Granite based grinding machines

"Is that really real stone?"

"Isn't it more for measuring machines?"

"Why do you actually build grinding machines out of granite?"

We are often asked these and other questions at trade fairs and during our factory tours. After all, stone is not the first design material to be associated with mechanical engineering either. Why this million-year-old rock in particular is the ideal basis for our precision machines, we will explain here on the basis of 5 properties of granite.

Thermal properties

The low coefficient of linear expansion of granite is generally regarded as a particularly advantageous thermal property. In fact, compared to steel and grey cast iron, the rock expands only about half as much with an increase in temperature.

However, the thermal conductivity of granite, which is only about 1/10 of the value of the above mentioned metallic design materials, is at least as beneficial for the building of precise grinding machines. This makes granite-based machines extremely stable against short-term external temperature changes and thus directly leads to more accurate grinding results over a longer period of time.


Just like the thermal characteristics, the special damping properties of granite are advantageous in the design of high-precision manufacturing machines. The material damping of this rock is approx. 10 times higher than that of the steel and cast iron materials usually used. In the operation of a grinding machine, this damping of vibrations manifests itself above all in higher achievable surface quality and lower tool wear.

Even though the damping of the overall system depends not only on the materials used but also, among other things, on the design of the joints, we literally lay the foundation for our high-quality precision machines by using granite as the basic material.

Design freedom

One property of granite that has less to do with physical constants and more to do with creativity and manual work is the free formability of the raw material. When designing our machines, we are not bound to existing casting models, but can, if necessary, adapt each machine individually to its intended use. In this way, even one-off pieces and special machines can be produced economically.

Granite also shows its advantages over most design metals when it comes to manual processing: By manually lapping guide and fitting surfaces, flatness and straightness can be produced with micrometre precision, which in turn form the perfect precondition for our precision machines.

Stress free material

Ideally, a grinding machine should maintain its accuracy for many years. What could be a better basis for this than a machine bed that has almost no internal stress. In contrast to the casting or welding of classic machine beds, the production of a granite bed does not create any stresses in the material that first have to degrade over years. The rock has already aged in the earth's crust over millions of years, during which time the material stresses have been relieved.
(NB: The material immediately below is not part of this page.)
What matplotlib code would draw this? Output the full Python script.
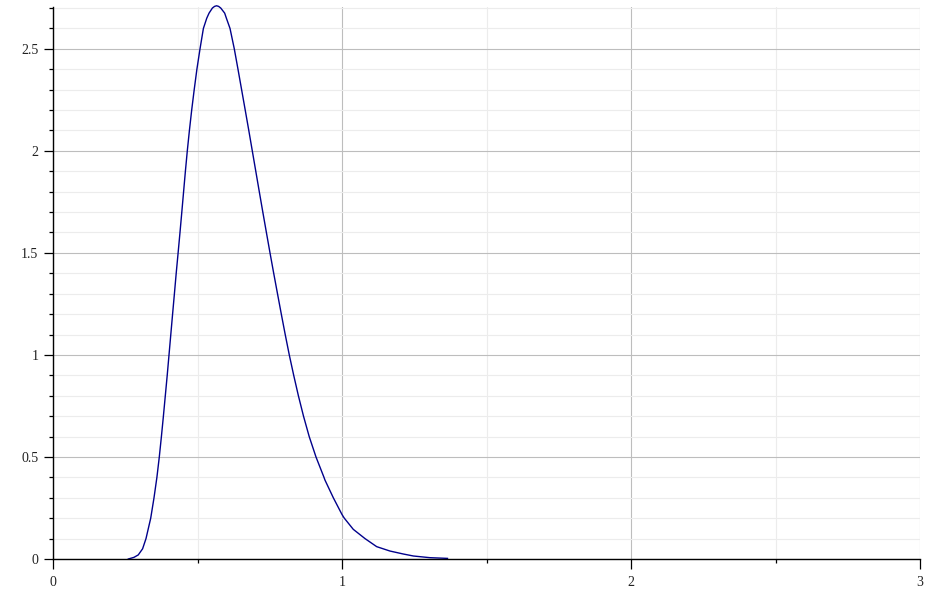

Therefore, our granite-based machines are not anchored in the ground, but are allowed to stand freely on adjustable machine feet. As a side effect, the granite bed often shows unique patterns that only a natural product can produce.


Let's be clear about this: The granite blocks for our machines are also taken from nature - like almost every raw material - and have to be transported and processed. However, the amounts of energy required to manufacture such products are many times lower compared to common design materials. In the case of cast iron and steel materials, a huge volume has to be extracted in mines and then processed into the final product in several temperature-intensive processes.         

These steps are not necessary when using natural stone. Here, a block is quarried from a quarry and then processed by machine and hand. The finished machine bed is also highly resistant to corrosion, which makes our granite machines with standard stainless steel guards very durable machines that maintain their precision even after years of use. Finally, the duration of use of a product also makes a decisive contribution to its eco-balance.